No Brasil são produzidas, anualmente, mais de 8,2 bilhões de peças de vestuário e 4 milhões de toneladas de têxteis. Só no processo de confecção, entre 15% e 30% dos tecidos se perdem em resíduos ainda na etapa do corte. Mesmo as peças prontas carregam um destino inevitável: em algum momento, se tornarão lixo têxtil. O resultado é um “ponto cego”, historicamente negligenciado pela indústria, quando falamos sobre o fim do ciclo de vida das roupas.
A reciclagem brasileira dá conta de apenas 20% dos descartes têxteis. Sem soluções públicas e privadas capazes de lidar com a escala do problema, a reciclagem têxtil ganhou espaço como “salvação tecnológica”. Afinal, parece ser a única saída em escala industrial para o problema.
Porém, ela enfrenta complexidades em todos os níveis: da coleta e triagem à mistura de fibras, descaracterização, processamento e reinserção em novos ciclos. Além disso, o que se reaproveita dificilmente volta a ser roupa, e apenas 1% dos resíduos retornam como vestuário, enquanto a maior parte é transformada em estopas, enchimentos, isolamentos – em um processo conhecido como downcycling – ou mesmo incineradas.

Gráfico: Etapas operacionais na reciclagem de resíduos têxteis de pós-consumo
Circularidade e Reciclabilidade
Reciclagem não é sinônimo de Circularidade. Uma moda circular começa muito antes do descarte: na forma como desenhamos, consumimos, usamos, reparamos, compartilhamos roupas, estendemos o uso e fechamos o ciclo. A reciclagem deve ser vista como uma das alternativas, mas nunca como pilar central de um modelo que pretende ser regenerativo.
Isso porque, mesmo em um cenário ideal, a reciclagem jamais daria conta da velocidade e do volume de produção globais. Apostar na reciclagem como solução central é ignorar que a moda não consegue, hoje, lidar com a quantidade de resíduo têxtil produzida anualmente. É, também, correr o risco de transformar a reciclagem em licença para manter um sistema extrativista, que consome recursos naturais e humanos em ritmo insustentável, em um momento em que já ultrapassamos diversos limites planetários.

Gráfico: Fim do ciclo de vida para resíduos têxteis de pós-consumo
A circularidade, por sua vez, está diretamente relacionada à diversidade de soluções para o fim do ciclo de vida das roupas. A multiplicidade de caminhos possíveis reforça que não existe uma única solução; pelo contrário, a integração de diferentes práticas aumenta significativamente o impacto positivo sobre o meio ambiente e sobre a sociedade. Essas práticas podem atuar em várias etapas da cadeia de suprimentos da indústria têxtil, atualmente estruturada em um modelo linear.

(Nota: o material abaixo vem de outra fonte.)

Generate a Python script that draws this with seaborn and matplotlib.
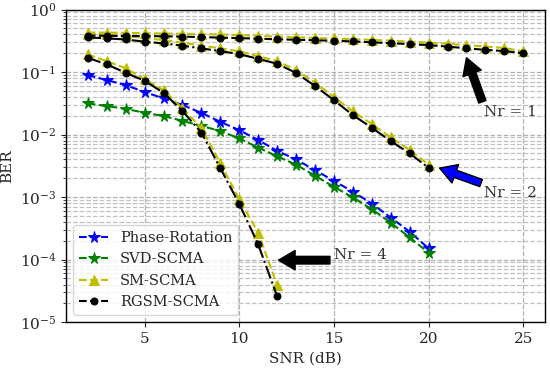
import numpy as np
import pandas as pd
import matplotlib
matplotlib.use("Agg")
import matplotlib.pyplot as plt
import seaborn as sns

# SNR grids
snr_20 = list(range(2, 21))
snr_12 = list(range(2, 13))
snr_25 = list(range(2, 26))

# BER curves
phase_rotation = [0.0895, 0.0745, 0.062, 0.048, 0.038, 0.0297, 0.0223, 0.016, 0.0118, 0.0082,
                  0.0055, 0.004, 0.0027, 0.00182, 0.00122, 0.00079, 0.00047, 0.00028, 0.000151]
svd_scma = [0.0315, 0.0286, 0.0259, 0.0223, 0.0198, 0.0166, 0.0138, 0.0114, 0.0087, 0.0062,
            0.0045, 0.0033, 0.0022, 0.00146, 0.00099, 0.00064, 0.00039, 0.000226, 0.000129]

sm_nr1 = [0.43, 0.428, 0.425, 0.42, 0.415, 0.41, 0.405, 0.40, 0.39, 0.38, 0.37, 0.36,
          0.352, 0.345, 0.337, 0.328, 0.318, 0.308, 0.296, 0.283, 0.27, 0.256, 0.243, 0.215]
rgsm_nr1 = [0.384, 0.381, 0.378, 0.377, 0.374, 0.370, 0.363, 0.356, 0.350, 0.342, 0.335, 0.329,
            0.323, 0.317, 0.310, 0.300, 0.289, 0.281, 0.270, 0.256, 0.240, 0.227, 0.217, 0.201]

sm_nr2 = [0.41, 0.40, 0.38, 0.35, 0.325, 0.295, 0.265, 0.24, 0.215, 0.18,
          0.15, 0.108, 0.068, 0.040, 0.0235, 0.0148, 0.0090, 0.0057, 0.0033]
rgsm_nr2 = [0.359, 0.346, 0.333, 0.306, 0.288, 0.265, 0.239, 0.217, 0.194, 0.163,
            0.136, 0.097, 0.060, 0.0356, 0.0205, 0.0129, 0.00787, 0.0050, 0.00294]

sm_nr4 = [0.192, 0.15, 0.115, 0.077, 0.0515, 0.0262, 0.0128, 0.0035, 0.00092, 0.00027, 3.9e-5]
rgsm_nr4 = [0.169, 0.133, 0.0975, 0.0726, 0.0467, 0.0238, 0.0108, 0.0029, 0.00078, 0.000175, 2.6e-5]

sns.set_style("ticks")
plt.rcParams['font.family'] = ['DejaVu Serif']
plt.rcParams['mathtext.fontset'] = 'dejavuserif'
plt.rcParams['font.size'] = 10.5

fig, ax = plt.subplots(figsize=(5.5, 3.69), dpi=100)
fig.subplots_adjust(left=0.12, right=0.991, bottom=0.127, top=0.974)

def draw(x, y, **kw):
    sns.lineplot(x=x, y=y, ax=ax, estimator=None, sort=False, **kw)

draw(snr_20, phase_rotation, color='b', linestyle='--', marker='*', markersize=8.5,
     markeredgecolor='b', label='Phase-Rotation')
draw(snr_20, svd_scma, color='g', linestyle='--', marker='*', markersize=8.5,
     markeredgecolor='g', label='SVD-SCMA')

yel = (0.75, 0.75, 0)
for i, (xs, ys) in enumerate([(snr_25, sm_nr1), (snr_20, sm_nr2), (snr_12, sm_nr4)]):
    draw(xs, ys, color=yel, linestyle='--', marker='^', markersize=7.5,
         markeredgecolor=yel, label='SM-SCMA' if i == 0 else None)

for i, (xs, ys, ls) in enumerate([(snr_25, rgsm_nr1, '--'), (snr_20, rgsm_nr2, '-.'),
                                  (snr_12, rgsm_nr4, '-.')]):
    draw(xs, ys, color='k', linestyle=ls, marker='.', markersize=10,
         markeredgecolor='k', label='RGSM-SCMA' if i == 0 else None)

ax.set_yscale('log')
ax.set_ylim(1e-5, 1)
ax.set_xticks([5, 10, 15, 20, 25])
ax.tick_params(labelsize=11)
ax.set_xlabel('SNR (dB)', fontsize=11)
ax.set_ylabel('BER', fontsize=11)
ax.grid(True, which='major', linestyle='--', color='#b0b0b0', linewidth=0.9)
ax.grid(True, which='minor', axis='y', linestyle='--', color='#c0c0c0', linewidth=0.9)
for s in ax.spines.values():
    s.set_color('black')
    s.set_linewidth(1.0)

# annotations
arrow = dict(width=5.5, headwidth=14, headlength=12, shrink=0)
ax.annotate('', xy=(22.0, 0.17), xytext=(22.84, 0.0335),
            arrowprops=dict(facecolor='black', edgecolor='black', **arrow))
ax.text(22.95, 0.0232, 'Nr = 1', va='center', ha='left', color='#333333', fontsize=11)
ax.annotate('', xy=(20.58, 0.00291), xytext=(22.77, 0.00168),
            arrowprops=dict(facecolor='blue', edgecolor='black', **arrow))
ax.text(22.95, 0.00116, 'Nr = 2', va='center', ha='left', color='#333333', fontsize=11)
ax.annotate('', xy=(12.07, 9.8e-5), xytext=(14.79, 9.8e-5),
            arrowprops=dict(facecolor='black', edgecolor='black', **arrow))
ax.text(15.0, 1.18e-4, 'Nr = 4', va='center', ha='left', color='#333333', fontsize=11)

ax.legend(loc='lower left', frameon=True, fontsize=10.5)

fig.savefig('out.png', dpi=100)
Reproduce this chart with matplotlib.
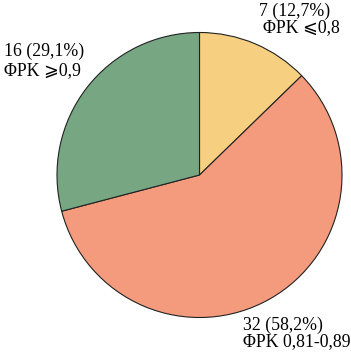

No pós-consumo, por exemplo, surgem alternativas que vão além da reciclagem. Esse conceito pode ser visualizado no gráfico-funil sobre circularidade, que mostra como múltiplas estratégias contribuem para prolongar a vida útil das peças, além de postergar e reduzir os impactos ambientais negativos.
Esse debate não é exclusivo do Brasil, mas, para um país que ocupa posição estratégica no cenário mundial, sendo a maior e mais completa cadeia têxtil do Ocidente, a ausência de políticas públicas robustas e da ação do próprio setor têxtil tornam o atraso ainda mais grave.
Se a reciclagem é um remédio paliativo para um sistema doente, a circularidade é a mudança que pode devolver vitalidade à moda. O Brasil tem a potência criativa e produtiva para liderar esse movimento. Mas, para isso, não podemos acreditar que a reciclagem vai salvar a moda e começar a investir na potência da economia circular e do consumo consciente.
É nesse contexto que ganham relevância iniciativas como o Setembro de Segunda Mão, promovido pelo Fashion Revolution Brasil. A campanha vai além de estimular a prática do reuso de peças, e assume um papel central na educação para a circularidade. Ao provocar reflexão crítica, ela forma não apenas consumidores mais atentos, mas cidadãos conscientes do impacto social e ambiental de suas escolhas. Cada peça que volta a circular evita a geração de novos resíduos e reduz a pressão por recursos naturais, traduzindo, na prática, os princípios da moda regenerativa.
Enquanto seguimos celebrando o título de maior e mais completa cadeia têxtil e de confecção do Ocidente, é preciso questionar: podemos realmente nos considerar completos se ainda não solucionamos o fim do ciclo de vida das roupas que produzimos?